Under international law, the German government had no grounds to protest. Despite being attached to the Berlin Missionary Society, Hesse had been born in Cape Colony and "was, technically speaking, a British subject, and not a German citizen". Yet, the scene contains a kernel of truth. Leach writes, "Several eminent South African historians, local enthusiasts, and commentators share the opinion that had it not been for the murder of Hesse, none of the other Bushveldt Carbineers would have been brought to trial".

===Three defendants===
Although only Morant, Handcock, and Witton are shown as being on trial, there were three other defendants:
- Lieutenant Henry Picton, a British-born Australian officer of the Bushveldt Carbineers, was charged along with Morant, Handcock, and Witton of "committing the offense of murder" for delivering a coup de grâce after the execution of the wounded prisoner Floris Visser. Picton was found guilty of manslaughter and sentenced to be cashiered from the British Armed Forces.
- Captain Alfred James Taylor, the Anglo-Irish commander of military intelligence at Fort Edward, stood accused of the murder of six unarmed Afrikaner men and boys, the theft of their money and livestock, and the subsequent murder of a Bushveldt Carbineers Trooper. He was acquitted.
- Major Robert Lenehan, the Australian Field Commander of the Bushveldt Carbineers, who stood accused of concealing the murder of a Bushveldt Carbineers Trooper who had disapproved of shooting prisoners. The official charge was "When on active service by culpable neglect failing to make a report which it was duty to make". Lenehan was found guilty and sentenced to a reprimand.

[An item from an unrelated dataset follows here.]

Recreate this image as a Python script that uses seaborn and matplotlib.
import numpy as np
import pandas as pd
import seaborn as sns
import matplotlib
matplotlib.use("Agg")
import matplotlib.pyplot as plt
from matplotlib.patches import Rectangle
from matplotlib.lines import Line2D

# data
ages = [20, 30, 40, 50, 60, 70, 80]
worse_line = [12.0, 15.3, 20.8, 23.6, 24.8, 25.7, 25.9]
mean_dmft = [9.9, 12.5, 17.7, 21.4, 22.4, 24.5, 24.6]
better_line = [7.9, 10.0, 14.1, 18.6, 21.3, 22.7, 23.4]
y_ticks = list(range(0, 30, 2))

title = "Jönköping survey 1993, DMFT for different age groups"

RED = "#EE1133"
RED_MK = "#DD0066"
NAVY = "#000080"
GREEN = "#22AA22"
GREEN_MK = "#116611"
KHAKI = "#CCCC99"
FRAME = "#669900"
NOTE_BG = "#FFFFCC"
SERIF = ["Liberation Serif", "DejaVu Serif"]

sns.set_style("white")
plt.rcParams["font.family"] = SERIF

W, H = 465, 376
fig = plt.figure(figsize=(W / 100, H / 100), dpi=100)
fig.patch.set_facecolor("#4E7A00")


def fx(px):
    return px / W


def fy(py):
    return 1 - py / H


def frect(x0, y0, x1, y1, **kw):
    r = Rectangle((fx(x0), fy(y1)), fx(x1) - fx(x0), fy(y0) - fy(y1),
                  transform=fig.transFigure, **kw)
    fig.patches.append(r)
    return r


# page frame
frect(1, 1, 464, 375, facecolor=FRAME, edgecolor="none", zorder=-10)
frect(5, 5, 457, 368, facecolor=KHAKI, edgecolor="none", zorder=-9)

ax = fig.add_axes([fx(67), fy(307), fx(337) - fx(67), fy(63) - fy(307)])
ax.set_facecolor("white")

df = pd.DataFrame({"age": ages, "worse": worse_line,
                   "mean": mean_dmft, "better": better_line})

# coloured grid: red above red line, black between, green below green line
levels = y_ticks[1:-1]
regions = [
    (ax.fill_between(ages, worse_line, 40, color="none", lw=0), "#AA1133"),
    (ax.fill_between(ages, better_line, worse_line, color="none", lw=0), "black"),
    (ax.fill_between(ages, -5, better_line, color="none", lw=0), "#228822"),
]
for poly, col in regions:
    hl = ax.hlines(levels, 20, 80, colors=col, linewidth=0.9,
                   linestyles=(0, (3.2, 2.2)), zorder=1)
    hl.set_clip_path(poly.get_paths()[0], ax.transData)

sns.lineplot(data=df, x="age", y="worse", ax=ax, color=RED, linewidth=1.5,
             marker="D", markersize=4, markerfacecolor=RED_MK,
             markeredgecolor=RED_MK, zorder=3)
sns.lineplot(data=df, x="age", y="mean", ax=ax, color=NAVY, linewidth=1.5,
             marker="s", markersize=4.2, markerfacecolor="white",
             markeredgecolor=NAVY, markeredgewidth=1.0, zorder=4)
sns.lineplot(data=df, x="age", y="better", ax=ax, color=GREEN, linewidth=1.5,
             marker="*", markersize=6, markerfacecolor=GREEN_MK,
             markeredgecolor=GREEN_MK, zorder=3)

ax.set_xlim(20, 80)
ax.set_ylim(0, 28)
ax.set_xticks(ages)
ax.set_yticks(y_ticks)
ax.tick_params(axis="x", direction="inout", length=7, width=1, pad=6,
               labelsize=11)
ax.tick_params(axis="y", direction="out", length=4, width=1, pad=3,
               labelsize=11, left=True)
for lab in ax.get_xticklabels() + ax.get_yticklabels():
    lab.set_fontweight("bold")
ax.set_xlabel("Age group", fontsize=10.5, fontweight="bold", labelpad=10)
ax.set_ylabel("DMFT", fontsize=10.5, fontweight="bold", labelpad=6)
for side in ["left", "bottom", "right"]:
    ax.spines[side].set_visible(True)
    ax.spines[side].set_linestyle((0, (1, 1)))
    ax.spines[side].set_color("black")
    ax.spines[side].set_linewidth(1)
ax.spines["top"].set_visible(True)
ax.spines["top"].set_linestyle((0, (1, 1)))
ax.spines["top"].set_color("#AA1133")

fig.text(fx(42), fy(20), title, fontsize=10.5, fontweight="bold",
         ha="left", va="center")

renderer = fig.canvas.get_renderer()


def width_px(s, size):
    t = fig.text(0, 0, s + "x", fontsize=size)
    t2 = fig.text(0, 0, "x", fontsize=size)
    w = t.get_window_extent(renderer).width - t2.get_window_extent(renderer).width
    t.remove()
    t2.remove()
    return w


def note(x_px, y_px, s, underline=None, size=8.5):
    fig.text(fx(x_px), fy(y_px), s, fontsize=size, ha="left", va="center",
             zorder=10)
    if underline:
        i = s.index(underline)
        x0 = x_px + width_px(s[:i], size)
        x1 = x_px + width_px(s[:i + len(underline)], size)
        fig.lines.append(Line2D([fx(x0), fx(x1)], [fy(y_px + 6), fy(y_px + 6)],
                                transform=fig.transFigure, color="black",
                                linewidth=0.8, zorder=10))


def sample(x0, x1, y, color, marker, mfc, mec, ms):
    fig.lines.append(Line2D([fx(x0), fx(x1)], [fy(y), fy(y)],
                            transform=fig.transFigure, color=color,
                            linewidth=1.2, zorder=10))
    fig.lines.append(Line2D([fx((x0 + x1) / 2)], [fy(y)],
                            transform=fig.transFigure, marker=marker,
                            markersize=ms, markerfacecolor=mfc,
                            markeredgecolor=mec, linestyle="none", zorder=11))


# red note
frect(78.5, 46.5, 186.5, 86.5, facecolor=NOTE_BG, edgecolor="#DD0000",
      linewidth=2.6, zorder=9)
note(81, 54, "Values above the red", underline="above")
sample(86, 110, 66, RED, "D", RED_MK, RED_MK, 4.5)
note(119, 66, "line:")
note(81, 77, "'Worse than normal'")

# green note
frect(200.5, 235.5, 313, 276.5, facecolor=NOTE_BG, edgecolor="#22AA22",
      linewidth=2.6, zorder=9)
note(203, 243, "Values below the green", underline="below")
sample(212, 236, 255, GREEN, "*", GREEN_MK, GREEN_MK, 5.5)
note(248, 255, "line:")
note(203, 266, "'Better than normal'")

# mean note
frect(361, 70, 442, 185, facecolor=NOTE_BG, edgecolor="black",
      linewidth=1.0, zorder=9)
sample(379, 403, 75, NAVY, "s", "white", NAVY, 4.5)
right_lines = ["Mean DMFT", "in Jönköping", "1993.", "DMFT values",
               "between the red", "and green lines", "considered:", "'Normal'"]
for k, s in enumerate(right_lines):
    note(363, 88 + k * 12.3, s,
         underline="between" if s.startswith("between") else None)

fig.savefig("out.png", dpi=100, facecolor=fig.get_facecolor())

===Role of other ranks and Colonel Hall===
The soldiers from the Fort Edward garrison who testify against Morant, Handcock and Witton are depicted as motivated by grudges against their former officers. A prime example is Corporal Sharp, who expresses a willingness to walk across South Africa to serve in the defendants' firing squad. Other prosecution witnesses have been thrown out of the Bushveldt Carbineers by the defendants for looting, drunkenness and other offences. All are portrayed with British accents.

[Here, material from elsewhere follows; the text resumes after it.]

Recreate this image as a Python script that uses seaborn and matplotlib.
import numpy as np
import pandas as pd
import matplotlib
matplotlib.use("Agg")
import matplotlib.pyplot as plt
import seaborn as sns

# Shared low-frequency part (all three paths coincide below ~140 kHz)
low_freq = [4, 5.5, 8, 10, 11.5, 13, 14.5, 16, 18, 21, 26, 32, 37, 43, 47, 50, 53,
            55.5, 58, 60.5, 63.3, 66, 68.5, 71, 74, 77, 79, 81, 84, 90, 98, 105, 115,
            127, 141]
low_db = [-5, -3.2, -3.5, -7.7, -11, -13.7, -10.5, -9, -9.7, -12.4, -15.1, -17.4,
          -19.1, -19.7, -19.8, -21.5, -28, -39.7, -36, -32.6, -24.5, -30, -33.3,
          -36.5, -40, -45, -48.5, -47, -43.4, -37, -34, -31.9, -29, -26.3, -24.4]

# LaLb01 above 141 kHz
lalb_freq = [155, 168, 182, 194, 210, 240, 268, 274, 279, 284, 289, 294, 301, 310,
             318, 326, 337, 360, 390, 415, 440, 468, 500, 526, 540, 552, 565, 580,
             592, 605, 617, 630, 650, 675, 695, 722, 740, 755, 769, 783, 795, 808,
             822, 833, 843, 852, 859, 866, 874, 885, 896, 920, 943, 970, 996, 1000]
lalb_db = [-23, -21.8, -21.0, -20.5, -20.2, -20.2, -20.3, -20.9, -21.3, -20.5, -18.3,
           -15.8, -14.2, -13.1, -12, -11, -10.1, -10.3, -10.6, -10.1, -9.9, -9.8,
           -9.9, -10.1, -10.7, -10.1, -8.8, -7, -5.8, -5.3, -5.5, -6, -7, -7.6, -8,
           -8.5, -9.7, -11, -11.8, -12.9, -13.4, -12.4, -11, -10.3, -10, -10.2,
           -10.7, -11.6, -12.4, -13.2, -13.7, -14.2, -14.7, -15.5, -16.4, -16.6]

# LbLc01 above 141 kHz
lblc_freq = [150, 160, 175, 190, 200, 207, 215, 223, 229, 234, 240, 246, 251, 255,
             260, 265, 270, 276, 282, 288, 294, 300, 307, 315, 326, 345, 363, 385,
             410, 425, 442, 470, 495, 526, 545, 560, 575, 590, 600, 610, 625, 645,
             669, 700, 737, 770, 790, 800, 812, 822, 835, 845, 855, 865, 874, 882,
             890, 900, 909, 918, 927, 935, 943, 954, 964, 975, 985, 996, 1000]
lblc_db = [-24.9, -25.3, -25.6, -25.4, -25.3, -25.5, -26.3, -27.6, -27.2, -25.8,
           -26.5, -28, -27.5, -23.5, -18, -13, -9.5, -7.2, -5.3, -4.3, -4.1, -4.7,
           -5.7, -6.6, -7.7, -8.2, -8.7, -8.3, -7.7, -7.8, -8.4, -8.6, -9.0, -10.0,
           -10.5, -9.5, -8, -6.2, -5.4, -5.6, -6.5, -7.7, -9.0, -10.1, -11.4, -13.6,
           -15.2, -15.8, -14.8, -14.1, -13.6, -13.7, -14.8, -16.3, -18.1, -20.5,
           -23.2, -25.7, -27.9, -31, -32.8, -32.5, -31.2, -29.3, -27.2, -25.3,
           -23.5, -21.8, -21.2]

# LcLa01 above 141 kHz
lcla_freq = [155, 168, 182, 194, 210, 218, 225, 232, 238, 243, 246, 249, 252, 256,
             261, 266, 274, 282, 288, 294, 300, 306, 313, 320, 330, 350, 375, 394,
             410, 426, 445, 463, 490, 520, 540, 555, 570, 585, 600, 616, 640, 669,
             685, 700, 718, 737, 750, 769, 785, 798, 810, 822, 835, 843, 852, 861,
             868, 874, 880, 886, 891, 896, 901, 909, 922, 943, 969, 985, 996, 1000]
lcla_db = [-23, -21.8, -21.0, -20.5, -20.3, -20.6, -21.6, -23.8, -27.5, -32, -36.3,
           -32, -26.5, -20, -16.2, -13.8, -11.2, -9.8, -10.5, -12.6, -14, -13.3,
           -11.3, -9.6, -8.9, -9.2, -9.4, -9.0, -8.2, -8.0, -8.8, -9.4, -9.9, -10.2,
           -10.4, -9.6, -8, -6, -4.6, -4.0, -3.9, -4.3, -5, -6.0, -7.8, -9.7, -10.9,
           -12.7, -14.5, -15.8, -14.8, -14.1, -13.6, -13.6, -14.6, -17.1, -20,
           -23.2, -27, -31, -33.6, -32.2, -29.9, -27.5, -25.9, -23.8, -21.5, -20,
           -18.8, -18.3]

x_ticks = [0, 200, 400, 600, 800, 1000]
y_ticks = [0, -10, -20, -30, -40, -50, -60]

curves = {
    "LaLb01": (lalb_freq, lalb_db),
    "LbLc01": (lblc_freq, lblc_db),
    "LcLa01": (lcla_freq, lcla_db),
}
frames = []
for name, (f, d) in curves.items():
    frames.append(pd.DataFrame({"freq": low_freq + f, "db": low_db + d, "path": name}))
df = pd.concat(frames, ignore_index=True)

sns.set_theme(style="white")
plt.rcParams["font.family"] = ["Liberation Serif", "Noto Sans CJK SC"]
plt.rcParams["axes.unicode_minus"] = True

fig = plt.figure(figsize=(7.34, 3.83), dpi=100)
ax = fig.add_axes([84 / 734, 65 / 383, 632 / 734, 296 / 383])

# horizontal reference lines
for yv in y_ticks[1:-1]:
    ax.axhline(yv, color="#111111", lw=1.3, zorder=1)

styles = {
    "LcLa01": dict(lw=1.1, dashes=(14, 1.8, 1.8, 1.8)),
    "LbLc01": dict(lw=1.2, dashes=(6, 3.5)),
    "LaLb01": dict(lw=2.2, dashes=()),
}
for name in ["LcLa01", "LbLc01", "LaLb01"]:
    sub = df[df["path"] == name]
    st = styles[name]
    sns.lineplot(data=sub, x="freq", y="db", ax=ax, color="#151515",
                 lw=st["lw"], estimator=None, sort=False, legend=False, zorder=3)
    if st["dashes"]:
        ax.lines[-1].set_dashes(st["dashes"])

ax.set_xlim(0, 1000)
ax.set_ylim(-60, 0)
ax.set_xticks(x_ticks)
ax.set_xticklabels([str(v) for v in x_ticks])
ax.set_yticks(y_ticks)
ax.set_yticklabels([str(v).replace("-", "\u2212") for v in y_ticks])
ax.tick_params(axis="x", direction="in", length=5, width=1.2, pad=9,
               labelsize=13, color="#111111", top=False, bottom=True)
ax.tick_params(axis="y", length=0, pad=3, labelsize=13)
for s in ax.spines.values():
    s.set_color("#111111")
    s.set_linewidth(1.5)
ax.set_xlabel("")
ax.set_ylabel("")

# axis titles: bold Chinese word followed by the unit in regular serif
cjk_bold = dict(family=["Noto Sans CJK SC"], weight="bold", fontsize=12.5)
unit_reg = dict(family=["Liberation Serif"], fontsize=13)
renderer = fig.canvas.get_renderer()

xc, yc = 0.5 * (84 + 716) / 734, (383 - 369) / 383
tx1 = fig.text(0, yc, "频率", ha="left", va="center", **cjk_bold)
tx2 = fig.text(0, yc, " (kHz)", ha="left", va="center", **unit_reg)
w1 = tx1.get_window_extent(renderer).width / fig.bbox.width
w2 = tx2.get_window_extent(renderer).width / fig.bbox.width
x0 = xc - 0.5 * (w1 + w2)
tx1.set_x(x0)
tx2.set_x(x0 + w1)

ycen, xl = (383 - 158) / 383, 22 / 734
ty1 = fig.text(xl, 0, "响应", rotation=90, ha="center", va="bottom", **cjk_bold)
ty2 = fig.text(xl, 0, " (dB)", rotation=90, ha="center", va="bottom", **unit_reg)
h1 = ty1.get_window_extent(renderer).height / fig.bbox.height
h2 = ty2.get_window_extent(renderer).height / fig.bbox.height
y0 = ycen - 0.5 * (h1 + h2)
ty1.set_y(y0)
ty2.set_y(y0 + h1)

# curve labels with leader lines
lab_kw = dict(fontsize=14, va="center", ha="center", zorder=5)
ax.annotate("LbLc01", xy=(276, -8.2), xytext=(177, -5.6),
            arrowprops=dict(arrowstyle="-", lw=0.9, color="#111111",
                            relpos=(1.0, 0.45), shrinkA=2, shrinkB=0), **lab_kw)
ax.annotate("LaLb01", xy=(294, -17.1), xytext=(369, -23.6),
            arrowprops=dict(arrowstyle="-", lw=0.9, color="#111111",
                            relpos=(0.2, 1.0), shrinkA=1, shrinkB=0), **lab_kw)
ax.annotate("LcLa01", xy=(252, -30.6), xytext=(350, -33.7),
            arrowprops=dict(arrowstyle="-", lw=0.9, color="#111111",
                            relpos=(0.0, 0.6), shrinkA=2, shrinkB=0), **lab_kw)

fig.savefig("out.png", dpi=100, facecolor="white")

Hall, the officer commanding at Pietersburg, is depicted as fully aware and even complicit in the total war tactics of the Fort Edward garrison. He is also described as having been sent to India to prevent him from giving testimony favourable to the defence. Surviving documents tell that the arrest of the six defendants was ordered by Hall after a letter from the other ranks at Fort Edward. The letter, dated 4 October 1901, was written by BVC Trooper Robert Mitchell Cochrane, a former justice of the peace from Western Australia and signed by 15 members of the Fort Edward garrison.

After listing numerous murders and attempted murders of unarmed Boer prisoners, local civilians and BVC personnel who disapproved, the letter concluded, "Sir, many of us are Australians who have fought throughout nearly the whole war while others are Afrikaners who have fought from Colenso till now. We cannot return home with the stigma of these crimes attached to our names. Therefore we humbly pray that a full and exhaustive inquiry be made by Imperial officers in order that the truth be elicited and justice done. Also we beg that all witnesses may be kept in camp at Pietersburg till the inquiry is finished. So deeply do we deplore the opprobrium which must be inseparably attached to these crimes that scarcely a man once his time is up can be prevailed to re-enlist in this corps. Trusting for the credit of thinking you will grant the inquiry we seek".

===Arrest at Fort Edward===
During his conversation with Handcock and Witton in the prison courtyard, Morant alleges that the British Army has marked them for death "ever since they arrested us at Fort Edward" but their arrests took place elsewhere. After the letter Hall summoned all Fort Edward officers and non-commissioned officers to Pietersburg on 21 October 1901. All were met by a party of mounted infantry five miles outside Pietersburg on the morning of 23 October 1901 and "brought into town like criminals". Morant was arrested after returning from leave in Pretoria, where he had gone to settle the affairs of his deceased friend Captain Hunt.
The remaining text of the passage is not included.